Concluyen los autores su obra retornando a la consideración del relato. La modernidad se basa en la omnipresencia del relato y éste es asimismo el secreto del éxito del cine estadounidense: que se basa en un relato sencillo, fácil, que todos entienden (p. 317). El cine es el que mejor puede cumplir esta función de relatar. Recojo una cita que incluyen de David Lynch: "El cine es un medio de decir lo que no se puede decir con palabras, exceptuando quizá la poesía. Es un lenguaje consistente en la combinación de varias artes, un lenguaje de belleza y profundidad infinitas que puede contar todas las historias." (p. 318). Charles Lalo tomó de Montaigne el concepto de "artificación" de la vida y el cine es hoy uno de los principales instrumentos de artificación del universo hipermoderno (p. 321).
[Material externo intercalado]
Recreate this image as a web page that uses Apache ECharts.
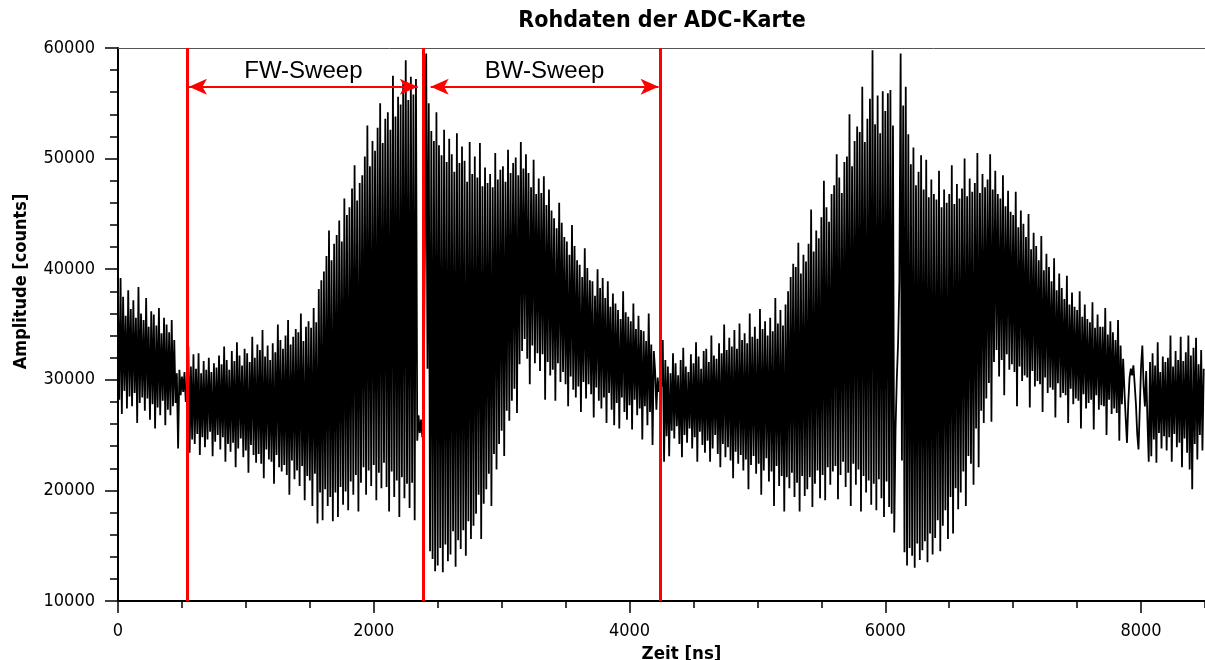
<!DOCTYPE html>
<html>
<head>
<meta charset="utf-8">
<script src="https://cdn.jsdelivr.net/npm/echarts@6/dist/echarts.min.js"></script>
<style>
html,body{margin:0;padding:0;background:#fff;}
#chart{width:1205px;height:660px;}
</style>
</head>
<body>
<div id="chart"></div>
<script>
const chartTitle = 'Rohdaten der ADC-Karte';
const xAxisName = 'Zeit [ns]';
const yAxisName = 'Amplitude [counts]';
const sampleStepNs = 10;
const amplitudeCounts = [
36800,28200,39200,26900,37500,29000,35800,27400,38100,28500,
36400,27600,37200,28800,35600,26100,38400,27900,36000,28400,
35400,27200,37400,28300,34800,26400,36200,27800,35900,25600,
34900,27500,36500,26800,34200,28100,35600,25900,35000,27300,
34300,26800,35400,27600,33600,27900,30600,23800,30900,28600,
30300,28900,30700,28000,29200,33000,23400,31200,24600,32300,
24200,31000,25100,32400,23200,30600,24800,31700,23900,30900,
24600,32000,25300,30700,23100,31500,24400,31100,25000,32200,
23700,31400,24800,33000,22600,31800,24200,30900,23500,32600,
24300,31700,22100,33400,23800,32200,24700,31300,23000,32800,
23600,32400,21600,31600,24100,33900,23200,32000,22500,33200,
23300,32700,22400,34500,21100,32100,23700,33100,22800,31800,
22600,33300,20600,32500,23200,35000,22100,33600,21700,32800,
22300,34000,21400,35400,19600,33200,22700,33900,21000,34600,
21800,34300,20400,36000,22200,33500,19100,34800,21300,35300,
20900,34700,18600,36500,21500,35200,17000,38200,19800,39000,
17300,39800,20100,41200,18600,43500,19400,40800,17200,42300,
19800,43100,17600,44400,20300,42500,18700,46400,19900,44900,
18200,45600,20800,47300,19600,49400,21400,46200,18100,47800,
20700,48500,22100,50200,19600,53000,21800,49300,20400,51600,
22300,50700,19100,52800,21600,55000,20200,51400,22500,53600,
20300,54200,18100,52600,21700,57500,19400,53800,20900,55600,
17600,54900,21200,56800,19300,58900,20600,55300,18400,57400,
20700,55800,17300,57200,24500,26800,25200,26400,24800,27500,
43000,59500,31000,55000,14500,52500,13800,51600,12700,54200,
13200,51200,14800,50300,12600,52600,15100,49700,13600,51800,
14200,50400,16300,48800,13100,52300,15500,49600,14700,51100,
16400,49800,14100,47900,17200,51500,15600,48600,16800,50200,
17900,48300,19600,51400,15600,47500,18800,49200,20100,47800,
21500,48600,18600,47400,23300,50500,21900,48100,24200,49000,
25400,49300,23100,47900,27200,50800,26300,48700,28100,49600,
29200,50100,27000,48500,31400,51500,32600,49100,33700,50400,
31900,48700,29600,47400,33100,49900,31500,46800,32400,48200,
30800,46900,32300,48400,28200,45800,31600,47200,30400,45300,
30900,44600,28100,43700,31500,46000,29800,44200,30700,42900,
29600,42500,27600,41300,30300,44000,29100,42100,28400,40800,
29400,40400,27100,39300,29800,41900,28300,40100,29600,39000,
28700,38900,26600,37600,29300,40000,28100,38300,27400,39200,
28400,37400,26100,38900,28800,36600,27300,37800,25900,36900,
27900,36300,25600,35500,28400,38000,27100,36100,26400,35700,
27700,35300,25500,36900,28200,34600,26800,35800,27400,34500,
24600,34400,27600,33500,25900,36000,27100,33200,24100,32600,
30800,27300,30200,28900,30000,29400,33600,22600,31800,24900,
31200,23100,30600,25400,32400,24700,31500,25800,30400,24200,
31800,23000,32900,25000,31200,24300,30700,25600,32300,23800,
31500,24800,33400,22600,32100,25300,31000,24100,32600,23400,
32800,24500,31600,22600,34000,23800,32200,25000,31900,23300,
33300,22100,32400,24200,35000,23000,32700,23900,33800,22700,
33000,21100,34500,23500,32800,22400,35100,23200,33600,21800,
34200,22800,33300,20100,36000,22300,33900,23100,34800,21500,
33700,22400,36400,19600,34600,21800,35300,22900,34000,20800,
35600,21700,34400,18600,37400,22200,35100,20400,36300,21300,
34900,18100,36800,21200,38000,20200,39300,21600,40500,19400,
40200,20700,42400,18100,39600,21300,41300,19500,40700,20100,
42300,21200,45400,18500,41600,20600,43500,21800,42800,19300,
44700,21400,48000,19100,45600,22100,44300,20500,46800,21700,
47600,22200,50400,19200,48300,21400,46900,22600,49700,20300,
50200,21600,54000,18600,49300,22400,51600,20500,52900,21900,
52400,18100,56500,21300,51500,19800,53600,20900,55400,18700,
59800,20600,53100,18200,55700,21000,52300,19300,56100,17600,
54300,20800,55900,18500,56200,17900,53000,16200,25500,30100,
33300,38800,59500,22700,54800,14400,56500,13200,52200,14800,
49500,14100,51000,13000,47600,15200,48800,13700,50300,14600,
47200,15400,49900,13500,46500,16100,48100,14200,46800,15700,
46300,17300,48900,14500,45600,16800,47200,18200,46000,15600,
46800,19400,49400,16100,45900,20200,47700,18300,46400,19800,
47300,21700,50000,18600,46600,23100,48200,22400,47000,20500,
47800,25600,50500,22100,46900,27200,48600,26100,47400,28300,
48100,29700,50400,26200,47200,31600,48900,32700,46800,30300,
46400,31800,48500,28600,45700,32300,47100,30900,45200,31400,
44900,30700,47000,27600,43800,31200,45300,29900,44100,30400,
42900,30200,45000,27500,41800,30800,43300,29400,42100,29900,
40800,29600,43000,27100,39900,30200,41400,28800,40200,29300,
38900,29100,41000,26600,38100,29700,39600,28400,38300,28800,
37300,28600,39400,26100,36800,29200,37900,27800,36600,28300,
36300,28100,38000,25600,35700,28700,36800,27400,35500,27900,
35200,28200,37000,25500,34700,28600,35900,27300,34800,27700,
34800,27600,36500,25000,34100,28200,35300,26900,34300,27400,
33600,27000,35400,24500,33100,27800,31900,29000,26500,24300,
27900,30200,31000,30400,31300,29600,27800,25100,23700,27400,
31200,33100,29400,27600,30800,26300,22600,31600,23100,32400,
24600,31300,22500,33400,25200,30700,23800,32100,24900,31600,
23600,32000,24800,34000,22600,31200,25100,32600,23900,31800,
24300,33900,22100,31700,24700,32500,23400,34000,21900,32200,
20100,32900,24200,33800,22800,31400,25000,32700,23600,31000
];
const xTickLabels = [0, 2000, 4000, 6000, 8000];
const yTickLabels = [10000, 20000, 30000, 40000, 50000, 60000];
const sweepBoundariesNs = [540, 2390, 4240];
const sweepNames = ['FW-Sweep', 'BW-Sweep'];
const sweepArrowStartNs = [555, 2445];
const sweepArrowEndNs = [2344, 4227];
const sweepArrowLevel = 56500;

const FONT = "'DejaVu Sans Condensed', 'DejaVu Sans', sans-serif";
const RED = '#ff0000';
const AX = { color: '#000', width: 2 };
const TK = { color: '#000', width: 1.5 };
const plain = v => String(v);

const signal = amplitudeCounts.map((v, i) => [i * sampleStepNs, v]);

const markData = sweepBoundariesNs.map(x => ({
  xAxis: x,
  lineStyle: { color: RED, width: 3, type: 'solid' },
  label: { show: false }
}));
sweepNames.forEach((n, i) => {
  markData.push([
    { name: n, coord: [sweepArrowStartNs[i], sweepArrowLevel], symbol: 'arrow', symbolSize: [12, 18],
      lineStyle: { color: RED, width: 2, type: 'solid' },
      label: { show: true, position: 'insideMiddleTop', distance: 3, formatter: n, color: '#000',
               fontFamily: "'Liberation Sans', Arial, sans-serif", fontSize: 24 } },
    { coord: [sweepArrowEndNs[i], sweepArrowLevel], symbol: 'arrow', symbolSize: [12, 18] }
  ]);
});

const chart = echarts.init(document.getElementById('chart'), null, { renderer: 'canvas' });
chart.setOption({
  animation: false,
  backgroundColor: '#fff',
  title: {
    text: chartTitle, left: 662, top: 10, textAlign: 'center', padding: 0,
    textStyle: { fontFamily: FONT, fontWeight: 'bold', fontSize: 23, color: '#000' }
  },
  grid: { left: 118, right: 0, top: 48, bottom: 59, containLabel: false, outerBoundsMode: 'none' },
  xAxis: [
    {
      type: 'value', min: 0, max: 8500, interval: 500, position: 'bottom',
      axisLine: { show: true, onZero: false, lineStyle: AX },
      axisTick: { show: true, inside: false, length: 7, lineStyle: TK },
      axisLabel: { show: true, customValues: xTickLabels, formatter: plain, margin: 21, color: '#000', fontFamily: FONT, fontSize: 18 },
      splitLine: { show: false },
      name: xAxisName, nameLocation: 'middle', nameGap: 38,
      nameTextStyle: { fontFamily: FONT, fontWeight: 'bold', fontSize: 18.5, color: '#000', padding: [0, 0, 0, 40] }
    },
    {
      type: 'value', min: 0, max: 8500, position: 'bottom',
      axisLine: { show: false, onZero: false },
      axisTick: { show: true, inside: false, customValues: xTickLabels, length: 12, lineStyle: TK },
      axisLabel: { show: false }, splitLine: { show: false }
    },
    {
      type: 'value', min: 0, max: 8500, position: 'top',
      axisLine: { show: true, onZero: false, lineStyle: { color: '#555', width: 1 } },
      axisTick: { show: false }, axisLabel: { show: false }, splitLine: { show: false }
    }
  ],
  yAxis: {
    type: 'value', min: 10000, max: 60000, interval: 10000,
    axisLine: { show: true, onZero: false, lineStyle: AX },
    axisTick: { show: true, inside: false, length: 13, lineStyle: TK },
    minorTick: { show: true, splitNumber: 5, length: 8, lineStyle: TK },
    minorSplitLine: { show: false },
    axisLabel: { show: true, customValues: yTickLabels, formatter: plain, margin: 23, color: '#000', fontFamily: FONT, fontSize: 18 },
    splitLine: { show: false },
    name: yAxisName, nameLocation: 'middle', nameGap: 88, nameRotate: 90,
    nameTextStyle: { fontFamily: FONT, fontWeight: 'bold', fontSize: 18, color: '#000', padding: [0, 0, 0, 86] }
  },
  series: [{
    type: 'line', xAxisIndex: 0, yAxisIndex: 0,
    data: signal, showSymbol: false, symbol: 'none',
    lineStyle: { color: '#000', width: 1.8 },
    emphasis: { disabled: true },
    markLine: { silent: true, symbol: ['none', 'none'], animation: false, data: markData }
  }]
});
</script>
</body>
</html>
Para terminar coincido con una apreciación de los autores que me resulta simpática a fuer de voluntarista. Dicen que el único baluarte que queda frente a la invasión universal de la pantalla es el viejo libro (p. 311). Así es y así será pero, a mi entender, como son estas cosas en la acción humana: el triunfo incontestable de la pantalla vendrá acompañado de la supervivencia del libro en círculos restringidos.